While post this, the error no longer occurs, and I can not reproduce it now, also do not know why working now.
But only in my IDE I had this error also:
PS G:\Dropbox\Pyhton> & C:/Python311/python.exe g:/Dropbox/Pyhton/AI/openaiwhisper.py
...
Traceback (most recent call last):
File "C:\Python311\Lib\site-packages\whisper\audio.py", line 48, in load_audio
.run(cmd=["ffmpeg", "-nostdin"], capture_stdout=True, capture_stderr=True)
^^^^^^^^^^^^^^^^^^^^^^^^^^^^^^^^^^^^^^^^^^^^^^^^^^^^^^^^^^^^^^^^^^^^^^^^^
...
In VS-Code I clicked "Run Python File in Dedicated Terminal", maybe after that it worked also in my IDE?
I tried also (to see, that in normal cmd.exe it will work).

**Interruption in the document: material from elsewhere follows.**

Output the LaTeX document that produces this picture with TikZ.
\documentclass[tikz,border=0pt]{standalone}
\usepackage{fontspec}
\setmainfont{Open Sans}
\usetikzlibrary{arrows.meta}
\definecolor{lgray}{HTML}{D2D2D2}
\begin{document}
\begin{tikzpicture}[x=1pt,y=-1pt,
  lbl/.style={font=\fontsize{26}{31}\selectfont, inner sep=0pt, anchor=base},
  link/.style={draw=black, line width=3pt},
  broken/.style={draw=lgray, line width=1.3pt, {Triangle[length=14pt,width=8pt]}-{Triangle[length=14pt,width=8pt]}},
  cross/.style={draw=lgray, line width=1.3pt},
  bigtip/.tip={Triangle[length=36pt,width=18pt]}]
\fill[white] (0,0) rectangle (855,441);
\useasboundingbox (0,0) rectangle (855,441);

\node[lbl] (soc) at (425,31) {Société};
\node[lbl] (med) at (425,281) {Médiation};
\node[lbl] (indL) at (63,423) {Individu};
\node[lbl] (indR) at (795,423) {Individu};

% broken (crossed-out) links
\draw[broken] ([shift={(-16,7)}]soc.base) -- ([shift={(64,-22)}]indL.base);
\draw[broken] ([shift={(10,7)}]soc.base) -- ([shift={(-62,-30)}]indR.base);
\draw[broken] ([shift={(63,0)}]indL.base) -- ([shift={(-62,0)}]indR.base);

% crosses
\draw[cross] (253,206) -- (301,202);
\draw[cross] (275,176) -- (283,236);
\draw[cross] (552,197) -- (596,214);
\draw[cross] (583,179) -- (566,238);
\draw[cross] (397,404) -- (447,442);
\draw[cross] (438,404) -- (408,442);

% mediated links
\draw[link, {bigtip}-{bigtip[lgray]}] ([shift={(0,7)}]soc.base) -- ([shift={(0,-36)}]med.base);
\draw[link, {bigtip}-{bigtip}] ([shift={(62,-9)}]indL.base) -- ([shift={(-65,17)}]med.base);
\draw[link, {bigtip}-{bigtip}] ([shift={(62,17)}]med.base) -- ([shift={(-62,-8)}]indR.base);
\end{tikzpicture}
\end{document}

The audio file will be found on normal cmd.exe (this error do not occur):
whisper C:/text.mp3 --model tiny
also not occur when I start my script via python this:
python openaiwhisper.py
openaiwhisper.py:
import whisper
import os
model = whisper.load_model("tiny")
audiofile = "C:/text.mp3"
fileexists = os.path.isfile(audiofile)
if (fileexists):
result = model.transcribe(audiofile)
print(result["text"])
Maybe it is a problem causing on Windows using a relative path for the audio file, or not restarting terminal.